# Data to process
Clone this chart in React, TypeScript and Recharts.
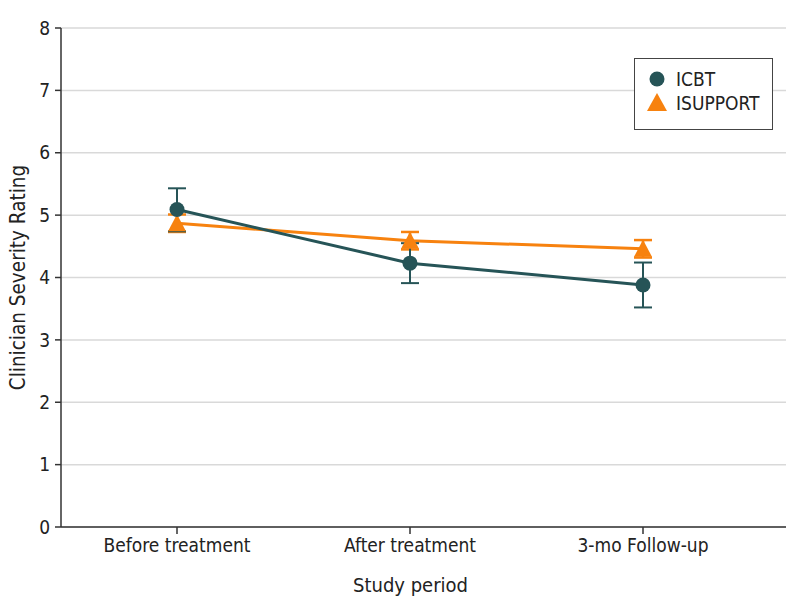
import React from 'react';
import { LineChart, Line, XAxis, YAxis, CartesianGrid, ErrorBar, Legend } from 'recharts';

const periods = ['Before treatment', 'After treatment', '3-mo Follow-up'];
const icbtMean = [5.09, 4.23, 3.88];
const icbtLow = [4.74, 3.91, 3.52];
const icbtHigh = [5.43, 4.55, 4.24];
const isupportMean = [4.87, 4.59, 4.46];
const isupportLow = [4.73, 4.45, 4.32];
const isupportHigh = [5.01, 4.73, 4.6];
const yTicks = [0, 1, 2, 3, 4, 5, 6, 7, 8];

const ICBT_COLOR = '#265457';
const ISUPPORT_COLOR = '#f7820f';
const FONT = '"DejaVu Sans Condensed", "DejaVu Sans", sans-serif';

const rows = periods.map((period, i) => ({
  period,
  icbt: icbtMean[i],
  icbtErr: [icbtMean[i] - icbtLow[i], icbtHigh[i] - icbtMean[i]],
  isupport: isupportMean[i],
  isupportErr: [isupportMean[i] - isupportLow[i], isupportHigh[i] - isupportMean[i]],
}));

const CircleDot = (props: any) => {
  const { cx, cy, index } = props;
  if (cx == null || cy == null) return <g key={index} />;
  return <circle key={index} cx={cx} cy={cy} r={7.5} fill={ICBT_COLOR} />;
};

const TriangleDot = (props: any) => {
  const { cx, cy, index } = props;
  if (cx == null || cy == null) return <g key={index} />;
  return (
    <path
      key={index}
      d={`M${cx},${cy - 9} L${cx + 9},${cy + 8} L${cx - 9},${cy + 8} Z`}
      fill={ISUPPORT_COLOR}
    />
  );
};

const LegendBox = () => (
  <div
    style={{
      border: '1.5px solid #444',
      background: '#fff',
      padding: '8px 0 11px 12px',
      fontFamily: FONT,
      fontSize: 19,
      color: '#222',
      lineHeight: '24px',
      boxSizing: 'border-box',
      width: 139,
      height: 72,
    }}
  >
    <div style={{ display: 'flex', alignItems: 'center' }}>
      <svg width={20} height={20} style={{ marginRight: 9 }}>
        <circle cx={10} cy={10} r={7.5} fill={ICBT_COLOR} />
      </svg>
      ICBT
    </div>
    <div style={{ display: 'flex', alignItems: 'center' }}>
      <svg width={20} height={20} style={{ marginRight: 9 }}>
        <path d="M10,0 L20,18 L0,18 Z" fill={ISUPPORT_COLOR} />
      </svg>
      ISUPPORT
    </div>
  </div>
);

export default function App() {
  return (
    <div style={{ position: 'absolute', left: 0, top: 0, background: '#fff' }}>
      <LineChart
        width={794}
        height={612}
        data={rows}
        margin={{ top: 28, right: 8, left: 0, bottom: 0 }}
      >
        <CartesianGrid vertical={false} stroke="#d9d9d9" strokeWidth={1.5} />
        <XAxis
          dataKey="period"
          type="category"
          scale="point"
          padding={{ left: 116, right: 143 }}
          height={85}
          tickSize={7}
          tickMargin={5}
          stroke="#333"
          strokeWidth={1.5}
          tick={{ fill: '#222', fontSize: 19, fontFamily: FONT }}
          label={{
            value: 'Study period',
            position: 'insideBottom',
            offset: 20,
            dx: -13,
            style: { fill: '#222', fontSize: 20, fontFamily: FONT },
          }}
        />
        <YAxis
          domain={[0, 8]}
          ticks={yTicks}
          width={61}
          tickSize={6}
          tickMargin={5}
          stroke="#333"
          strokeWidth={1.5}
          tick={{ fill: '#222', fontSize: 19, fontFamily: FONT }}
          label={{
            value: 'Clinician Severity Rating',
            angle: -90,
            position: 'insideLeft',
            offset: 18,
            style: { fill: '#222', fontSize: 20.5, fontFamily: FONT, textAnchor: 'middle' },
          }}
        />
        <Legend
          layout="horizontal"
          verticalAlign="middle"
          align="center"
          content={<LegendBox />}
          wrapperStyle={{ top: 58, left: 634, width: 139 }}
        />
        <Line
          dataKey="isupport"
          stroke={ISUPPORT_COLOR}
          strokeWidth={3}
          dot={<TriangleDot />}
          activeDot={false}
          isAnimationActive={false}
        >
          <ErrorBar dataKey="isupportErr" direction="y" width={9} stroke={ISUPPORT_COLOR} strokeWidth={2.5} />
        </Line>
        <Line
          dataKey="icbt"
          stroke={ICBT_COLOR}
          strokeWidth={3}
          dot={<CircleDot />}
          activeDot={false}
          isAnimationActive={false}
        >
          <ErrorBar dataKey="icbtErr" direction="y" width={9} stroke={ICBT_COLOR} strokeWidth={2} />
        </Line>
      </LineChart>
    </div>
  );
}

---

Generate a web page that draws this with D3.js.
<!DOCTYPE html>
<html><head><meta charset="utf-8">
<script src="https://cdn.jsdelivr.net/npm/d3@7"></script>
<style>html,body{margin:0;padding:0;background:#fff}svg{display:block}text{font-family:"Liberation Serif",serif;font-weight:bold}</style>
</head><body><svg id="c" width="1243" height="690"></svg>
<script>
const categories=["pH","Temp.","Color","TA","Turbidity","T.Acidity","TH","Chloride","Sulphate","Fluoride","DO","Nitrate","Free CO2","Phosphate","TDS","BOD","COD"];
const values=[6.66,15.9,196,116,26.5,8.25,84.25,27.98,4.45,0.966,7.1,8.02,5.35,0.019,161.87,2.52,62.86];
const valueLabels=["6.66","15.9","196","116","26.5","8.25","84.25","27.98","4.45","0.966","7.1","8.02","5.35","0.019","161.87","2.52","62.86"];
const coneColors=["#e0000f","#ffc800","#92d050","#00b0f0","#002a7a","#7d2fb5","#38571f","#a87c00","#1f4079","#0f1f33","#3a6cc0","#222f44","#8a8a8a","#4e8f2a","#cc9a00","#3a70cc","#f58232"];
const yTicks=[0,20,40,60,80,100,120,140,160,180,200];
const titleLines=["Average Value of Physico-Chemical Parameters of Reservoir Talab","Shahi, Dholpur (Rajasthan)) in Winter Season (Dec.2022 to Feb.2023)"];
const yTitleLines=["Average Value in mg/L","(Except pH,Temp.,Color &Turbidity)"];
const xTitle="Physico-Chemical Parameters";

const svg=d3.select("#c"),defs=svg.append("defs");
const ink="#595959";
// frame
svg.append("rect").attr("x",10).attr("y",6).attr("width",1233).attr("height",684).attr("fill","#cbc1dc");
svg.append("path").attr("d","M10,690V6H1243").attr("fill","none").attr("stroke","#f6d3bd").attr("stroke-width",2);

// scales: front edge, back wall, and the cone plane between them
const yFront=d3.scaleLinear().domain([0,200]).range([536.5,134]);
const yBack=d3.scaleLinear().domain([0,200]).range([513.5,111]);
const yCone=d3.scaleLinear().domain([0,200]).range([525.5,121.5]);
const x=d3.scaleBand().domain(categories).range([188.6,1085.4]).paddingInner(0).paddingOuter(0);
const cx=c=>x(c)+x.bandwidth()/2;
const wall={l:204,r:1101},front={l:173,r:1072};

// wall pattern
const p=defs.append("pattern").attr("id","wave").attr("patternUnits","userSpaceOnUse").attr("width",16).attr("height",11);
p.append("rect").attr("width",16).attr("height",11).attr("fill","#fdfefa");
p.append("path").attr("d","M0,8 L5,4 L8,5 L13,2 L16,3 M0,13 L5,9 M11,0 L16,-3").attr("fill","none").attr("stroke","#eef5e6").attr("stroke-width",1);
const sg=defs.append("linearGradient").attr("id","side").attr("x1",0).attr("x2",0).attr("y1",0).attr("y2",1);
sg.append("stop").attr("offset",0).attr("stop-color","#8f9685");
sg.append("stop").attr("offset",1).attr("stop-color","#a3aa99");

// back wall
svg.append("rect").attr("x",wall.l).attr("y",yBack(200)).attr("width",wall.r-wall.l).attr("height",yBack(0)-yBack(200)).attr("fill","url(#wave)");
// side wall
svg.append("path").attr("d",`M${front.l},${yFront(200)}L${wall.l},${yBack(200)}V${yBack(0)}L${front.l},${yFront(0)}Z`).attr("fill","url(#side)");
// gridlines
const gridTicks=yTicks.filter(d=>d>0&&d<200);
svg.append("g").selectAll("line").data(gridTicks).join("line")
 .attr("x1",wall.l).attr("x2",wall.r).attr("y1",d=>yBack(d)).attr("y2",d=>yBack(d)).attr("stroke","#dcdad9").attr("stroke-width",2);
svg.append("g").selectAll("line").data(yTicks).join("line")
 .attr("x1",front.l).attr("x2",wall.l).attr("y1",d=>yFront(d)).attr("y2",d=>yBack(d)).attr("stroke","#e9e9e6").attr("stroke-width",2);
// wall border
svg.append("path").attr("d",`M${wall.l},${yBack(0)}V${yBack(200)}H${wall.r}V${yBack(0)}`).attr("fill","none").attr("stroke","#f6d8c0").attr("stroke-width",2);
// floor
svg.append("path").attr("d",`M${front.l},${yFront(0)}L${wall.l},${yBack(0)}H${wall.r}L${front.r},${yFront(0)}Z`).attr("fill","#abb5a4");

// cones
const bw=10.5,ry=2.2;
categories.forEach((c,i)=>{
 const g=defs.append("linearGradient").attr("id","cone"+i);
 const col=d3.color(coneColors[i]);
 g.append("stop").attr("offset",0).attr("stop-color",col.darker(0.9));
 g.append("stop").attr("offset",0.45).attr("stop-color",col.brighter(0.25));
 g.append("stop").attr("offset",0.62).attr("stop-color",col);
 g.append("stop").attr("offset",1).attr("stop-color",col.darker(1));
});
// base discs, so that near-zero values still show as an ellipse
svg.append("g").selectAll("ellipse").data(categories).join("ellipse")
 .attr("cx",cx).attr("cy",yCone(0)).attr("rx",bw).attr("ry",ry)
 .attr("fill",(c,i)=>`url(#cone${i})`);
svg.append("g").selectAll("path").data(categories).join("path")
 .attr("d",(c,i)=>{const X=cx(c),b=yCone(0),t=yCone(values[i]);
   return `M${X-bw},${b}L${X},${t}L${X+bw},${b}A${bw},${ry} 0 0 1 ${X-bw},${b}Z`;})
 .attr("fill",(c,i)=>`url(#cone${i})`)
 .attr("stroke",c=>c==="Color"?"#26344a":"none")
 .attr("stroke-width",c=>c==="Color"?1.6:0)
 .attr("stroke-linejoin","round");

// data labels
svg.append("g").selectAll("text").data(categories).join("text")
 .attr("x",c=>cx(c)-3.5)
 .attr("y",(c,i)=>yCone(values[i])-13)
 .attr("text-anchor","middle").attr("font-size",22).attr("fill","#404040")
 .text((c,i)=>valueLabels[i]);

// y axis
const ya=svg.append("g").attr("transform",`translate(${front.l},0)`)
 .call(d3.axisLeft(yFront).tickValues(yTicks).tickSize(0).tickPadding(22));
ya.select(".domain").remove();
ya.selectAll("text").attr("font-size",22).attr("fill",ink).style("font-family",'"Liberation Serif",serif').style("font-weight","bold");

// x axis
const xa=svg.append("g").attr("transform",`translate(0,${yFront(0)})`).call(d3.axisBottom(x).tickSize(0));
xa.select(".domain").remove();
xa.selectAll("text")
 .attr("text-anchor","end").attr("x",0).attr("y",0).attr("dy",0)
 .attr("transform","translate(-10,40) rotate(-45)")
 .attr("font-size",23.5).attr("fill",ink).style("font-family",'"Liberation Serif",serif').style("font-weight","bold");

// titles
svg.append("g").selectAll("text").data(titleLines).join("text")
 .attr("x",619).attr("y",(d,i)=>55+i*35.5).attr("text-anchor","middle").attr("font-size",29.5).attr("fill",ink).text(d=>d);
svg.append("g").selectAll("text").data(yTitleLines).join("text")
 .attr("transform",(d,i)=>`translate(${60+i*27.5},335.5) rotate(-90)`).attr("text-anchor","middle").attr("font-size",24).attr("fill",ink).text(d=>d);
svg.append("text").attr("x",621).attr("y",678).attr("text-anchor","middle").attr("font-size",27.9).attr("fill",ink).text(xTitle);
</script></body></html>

# Your goal
Within the listing above, extract exactly the lines that run from the one containing "Clone this chart" through the one containing "const yTicks = [0, 1, 2, 3, 4, 5, 6, 7, 8];", excluding any pictures.

# Full answer
Clone this chart in React, TypeScript and Recharts.
import React from 'react';
import { LineChart, Line, XAxis, YAxis, CartesianGrid, ErrorBar, Legend } from 'recharts';

const periods = ['Before treatment', 'After treatment', '3-mo Follow-up'];
const icbtMean = [5.09, 4.23, 3.88];
const icbtLow = [4.74, 3.91, 3.52];
const icbtHigh = [5.43, 4.55, 4.24];
const isupportMean = [4.87, 4.59, 4.46];
const isupportLow = [4.73, 4.45, 4.32];
const isupportHigh = [5.01, 4.73, 4.6];
const yTicks = [0, 1, 2, 3, 4, 5, 6, 7, 8];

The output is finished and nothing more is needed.